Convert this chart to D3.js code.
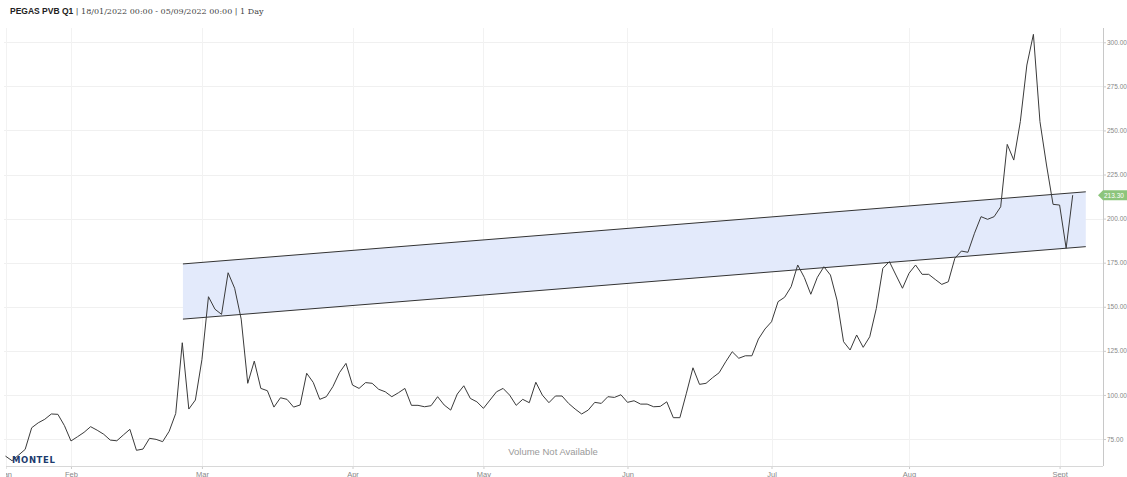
<!DOCTYPE html>
<html>
<head>
<meta charset="utf-8">
<script src="https://cdn.jsdelivr.net/npm/d3@7"></script>
<style>
  html, body { margin: 0; padding: 0; background: #fff; }
  .chart-bd { width: 1127px; height: 477px; overflow: hidden; }
</style>
</head>
<body>
<div class="chart-bd"></div>
<script>
// daily settlement prices, one per trading day 18/01 - 05/09
var prices = [
    65.3, 62.7, 65.9, 69.1, 81.4, 84.2, 86.2, 89.2, 89.0, 82.6,
    73.9, 76.3, 78.8, 82.0, 80.0, 77.7, 74.4, 74.0, 77.3, 80.5,
    68.6, 69.3, 75.4, 74.8, 73.5, 79.4, 89.5, 129.6, 92.0, 97.1,
    120.0, 155.7, 148.6, 145.7, 169.3, 160.5, 143.0, 106.6, 119.2, 103.7,
    102.4, 93.1, 98.4, 97.5, 93.1, 94.3, 112.3, 107.1, 97.5, 99.0,
    104.7, 112.6, 117.9, 105.6, 103.7, 107.0, 106.6, 103.2, 101.8, 99.0,
    101.2, 103.7, 94.1, 94.1, 93.3, 93.9, 99.0, 94.3, 91.4, 100.5,
    105.2, 98.0, 96.1, 92.4, 97.1, 101.8, 103.7, 99.9, 94.1, 97.5,
    95.6, 107.2, 99.9, 95.6, 99.4, 99.4, 95.2, 92.0, 89.2, 91.4,
    95.8, 95.2, 99.0, 98.6, 100.1, 95.8, 96.7, 94.8, 94.8, 93.3,
    93.5, 96.1, 87.1, 87.1, 101.0, 115.4, 106.0, 106.6, 109.8, 112.6,
    118.8, 124.5, 120.8, 122.2, 122.2, 131.7, 137.4, 141.5, 152.9, 155.4,
    161.4, 173.7, 166.7, 157.1, 166.7, 172.7, 168.0, 153.8, 130.2, 125.5,
    134.0, 127.0, 133.0, 149.0, 171.8, 175.6, 168.0, 160.5, 169.0, 173.7,
    168.4, 168.4, 165.5, 162.7, 164.2, 177.5, 181.6, 180.9, 191.7, 201.1,
    199.6, 201.1, 206.7, 242.1, 233.2, 255.0, 287.1, 304.5, 255.0, 230.4,
    208.1, 207.7, 183.2, 213.3
];
// month ticks (index of first trading day of the month)
var monthIdx = [0, 10, 30, 53, 73, 95, 117, 138, 161];
var monthLabels = ["Jan", "Feb", "Mar", "Apr", "May", "Jun", "Jul", "Aug", "Sept"];
var yTicks = [75, 100, 125, 150, 175, 200, 225, 250, 275, 300];
// trend channel: [index, upper, lower]
var channelStart = [27.1, 174.3, 143.0];
var channelEnd = [165.0, 215.2, 184.1];
var lastPrice = "213.30";

function run() {
    var root = document.querySelector('.chart-bd');
    var w = 1127, h = 477;
    var svg = d3.select(root).append("svg")
        .attr("width", w)
        .attr("height", h)
        .style("font-family", "'Liberation Sans', Arial, sans-serif");

    var left = 4, right = 1103, top = 28, bottom = 466;

    // the axis labels get cut at the left edge of the plot
    svg.append("clipPath").attr("id", "xclip")
        .append("rect").attr("x", left + 2).attr("y", -5).attr("width", w).attr("height", 20);

    var xScale = d3.scaleLinear()
        .domain([0, prices.length - 1])
        .range([5.5, 1072.7]);
    var yScale = d3.scaleLinear()
        .domain([59.7, 308.1])
        .range([bottom, top]);

    // title
    var title = svg.append("text").attr("x", 10).attr("y", 14).attr("font-size", "8.5px");
    title.append("tspan").text("PEGAS PVB Q1").attr("font-weight", "bold").attr("fill", "#222");
    title.append("tspan").text(" | 18/01/2022 00:00 - 05/09/2022 00:00 | 1 Day")
        .attr("font-family", "'DejaVu Serif', 'Liberation Serif', serif")
        .attr("font-size", "8px")
        .attr("fill", "#444");

    // horizontal grid
    svg.selectAll("line.hgrid")
        .data(yTicks)
        .enter()
        .append("line")
        .attr("class", "hgrid")
        .attr("x1", left).attr("x2", right)
        .attr("y1", function(d) { return Math.round(yScale(d)) + 0.5; })
        .attr("y2", function(d) { return Math.round(yScale(d)) + 0.5; })
        .attr("stroke", "#f0f0f0");

    // vertical grid
    svg.selectAll("line.vgrid")
        .data(monthIdx)
        .enter()
        .append("line")
        .attr("class", "vgrid")
        .attr("x1", function(d) { return Math.round(xScale(d)) + 0.5; })
        .attr("x2", function(d) { return Math.round(xScale(d)) + 0.5; })
        .attr("y1", top).attr("y2", bottom)
        .attr("stroke", "#f2f2f2");

    // trend channel
    var chan = [channelStart, channelEnd];
    var area = d3.area()
        .x(function(d) { return xScale(d[0]); })
        .y0(function(d) { return yScale(d[2]); })
        .y1(function(d) { return yScale(d[1]); });
    svg.append("path")
        .datum(chan)
        .attr("d", area)
        .attr("fill", "#e3eafb");
    var upper = d3.line()
        .x(function(d) { return xScale(d[0]); })
        .y(function(d) { return yScale(d[1]); });
    var lower = d3.line()
        .x(function(d) { return xScale(d[0]); })
        .y(function(d) { return yScale(d[2]); });
    svg.append("path").datum(chan).attr("d", upper).attr("stroke", "#333").attr("stroke-width", 1).attr("fill", "none");
    svg.append("path").datum(chan).attr("d", lower).attr("stroke", "#333").attr("stroke-width", 1).attr("fill", "none");

    // volume note
    svg.append("text")
        .attr("x", 553).attr("y", 455)
        .attr("text-anchor", "middle")
        .attr("font-size", "9.5px")
        .attr("fill", "#9a9a9a")
        .text("Volume Not Available");

    // price line
    var line = d3.line()
        .x(function(d, i) { return xScale(i); })
        .y(function(d) { return yScale(d); });
    svg.append("path")
        .datum(prices)
        .attr("d", line)
        .attr("fill", "none")
        .attr("stroke", "#3a3a3a")
        .attr("stroke-width", 1);

    // bottom axis
    var xAxis = d3.axisBottom(xScale)
        .tickValues(monthIdx)
        .tickSize(3)
        .tickFormat(function(d, i) { return monthLabels[i]; });
    var gx = svg.append("g")
        .attr("transform", "translate(0," + bottom + ")")
        .attr("clip-path", "url(#xclip)")
        .call(xAxis);
    gx.select(".domain").remove();
    gx.append("line").attr("x1", left).attr("x2", right).attr("y1", 0.5).attr("y2", 0.5).attr("stroke", "#d8d8d8");
    gx.selectAll(".tick line").attr("stroke", "#ccc");
    gx.selectAll(".tick text")
        .attr("font-family", "'Liberation Sans', Arial, sans-serif")
        .attr("font-size", "7.5px")
        .attr("fill", "#888")
        .attr("dy", "0.6em");

    // right axis
    var yAxis = d3.axisRight(yScale)
        .tickValues(yTicks)
        .tickSize(3)
        .tickFormat(d3.format(".2f"));
    var gy = svg.append("g")
        .attr("transform", "translate(" + right + ",0)")
        .call(yAxis);
    gy.select(".domain").remove();
    gy.append("line").attr("x1", 0.5).attr("x2", 0.5).attr("y1", top).attr("y2", bottom).attr("stroke", "#c8c8c8");
    gy.selectAll(".tick line").attr("stroke", "#ccc");
    gy.selectAll(".tick text")
        .attr("font-family", "'Liberation Sans', Arial, sans-serif")
        .attr("font-size", "6.5px")
        .attr("fill", "#888")
        .attr("x", 4);

    // last price tag
    var ty = yScale(prices[prices.length - 1]);
    svg.append("path")
        .attr("d", "M" + 1098 + "," + ty + " L1103," + (ty - 5) + " L1127," + (ty - 5) + " L1127," + (ty + 5) + " L1103," + (ty + 5) + " Z")
        .attr("fill", "#8cc57c");
    svg.append("text")
        .attr("x", 1104).attr("y", ty + 2.5)
        .attr("font-size", "6.5px")
        .attr("fill", "#fff")
        .text(lastPrice);

    // logo
    svg.append("text")
        .attr("x", 12).attr("y", 463)
        .attr("font-family", "'DejaVu Sans', sans-serif")
        .attr("font-weight", "bold")
        .attr("font-size", "8.5px")
        .attr("letter-spacing", "0.6px")
        .attr("fill", "#1d3b6e")
        .text("MONTEL");
}
window.addEventListener('load', run);
</script>
</body>
</html>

════════

DIRECTIONS:
Pick out the lines containing the word "chart" and show them.

EXERCISE SOLUTION:
Convert this chart to D3.js code.
  .chart-bd { width: 1127px; height: 477px; overflow: hidden; }
<div class="chart-bd"></div>
    var root = document.querySelector('.chart-bd');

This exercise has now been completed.